Yabancı Dil Eğitimi Öğrencilerinin Konuşma Becerisine Yönelik Öz Algıları: Öğretmen Adayları Üzerine Bir İnceleme


Darancık Y.

Abant İzzet Baysal Üniversitesi Eğitim Fakültesi Dergisi, cilt.25, sa.3, ss.1929-1947, 2025 (Hakemli Dergi)

Özet

Yabancı dil öğretiminde etkili bir eğitim için dört temel dil becerisi büyük önem taşımaktadır. Bu doğrultuda konular, ders materyalleri ve özellikle ders kitapları söz konusu beceriler çerçevesinde hazırlanmaktadır. Türkiye’de öğrenciler, ilkokul 2. sınıftan itibaren bir yabancı dil ile tanışmakta, bazı okullarda ise ikinci bir yabancı dil de öğretilmektedir. Ancak yıllardır süregelen bir sorun olan konuşma becerisi, öğrencilerin en çok zorlandıkları ve eksik kaldıkları alanlardan biri olmaya devam etmektedir. Bugüne kadar yapılan pek çok araştırma, belirli yöntem, teknik ve materyallerin konuşma becerisine katkılarını ortaya koymaya çalışmıştır.
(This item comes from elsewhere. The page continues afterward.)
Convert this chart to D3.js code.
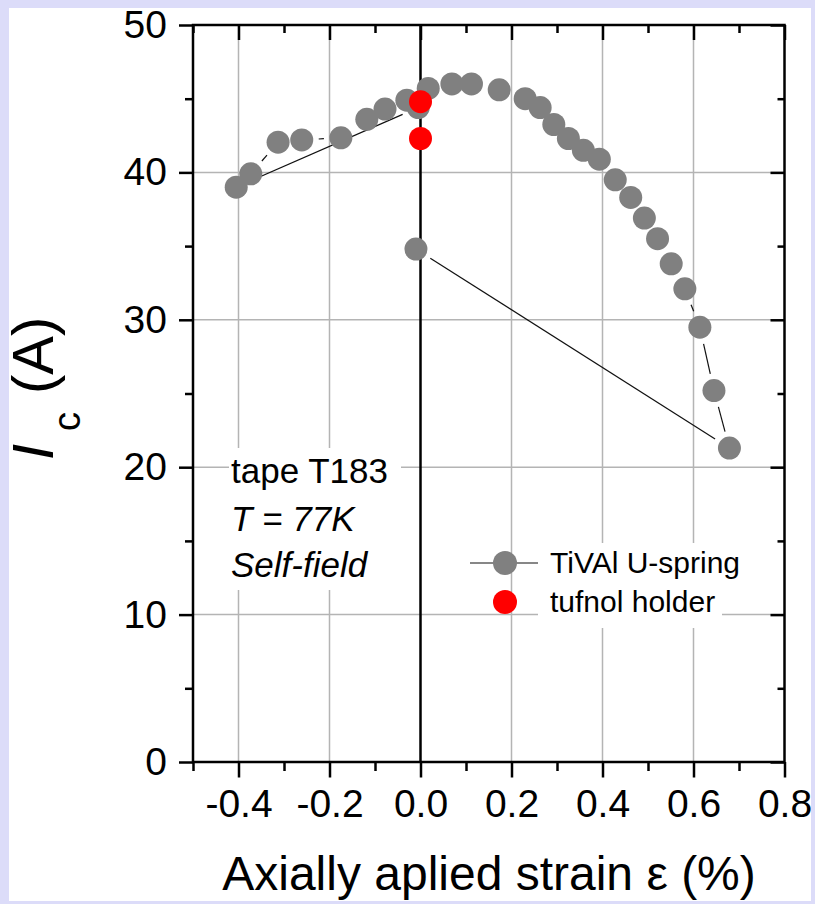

Bazı çalışmalarda öğretmen veya öğrenci görüşlerine başvurulmuş, bazıları ise konuşma kaygısı, motivasyon gibi psikolojik değişkenlere odaklanarak ölçekler geliştirmiştir. Bu araştırmanın amacı ise, İngilizce ve Almanca öğretmenliği bölümlerinde öğrenim gören öğretmen adaylarının konuşma becerisine yönelik öz algılarını belirlemektir. Araştırma nicel araştırma yöntemlerinden betimsel tarama modeli ile yürütülmüştür. Çalışma grubunu, 2024-2025 akademik yılında Türkiye’de bir devlet üniversitesinde yabancı dil bölümünde öğrenim gören toplam 244 öğretmen adayı oluşturmaktadır. Ölçeğin güvenirlik sonucunda Cronbach’s Alpha değeri ,872 olarak bulunmuş; bu da ölçeğin yüksek düzeyde iç tutarlılığa sahip olduğunu göstermektedir. Toplanan veriler SPSS 22.0 programı ile analiz edilmiş ve yüzdelik dağılımlar çerçevesinde betimsel istatistiklerle değerlendirilmiştir. Bulgular, katılımcıların %83,6’sının konuşmayı yabancı dil öğreniminde en önemli beceri olarak değerlendirdiğini, %92,6’sının ise bu beceriyi mutlaka geliştirmesi gerektiğini düşündüğünü göstermektedir. Buna karşın, katılımcıların %48,3’ü konuşma becerisinde kendisini yetersiz hissetmekte, %45,1’i bu süreçte stres yaşadığını ve %47,5’i ise motivasyonlarını sürdürmekte zorlandığını ifade etmiştir. Elde edilen sonuçlar, konuşma becerisinin geliştirilmesine yönelik duyuşsal destekleyici stratejilerin öğretim süreçlerine entegre edilmesi gerektiğini göstermektedir.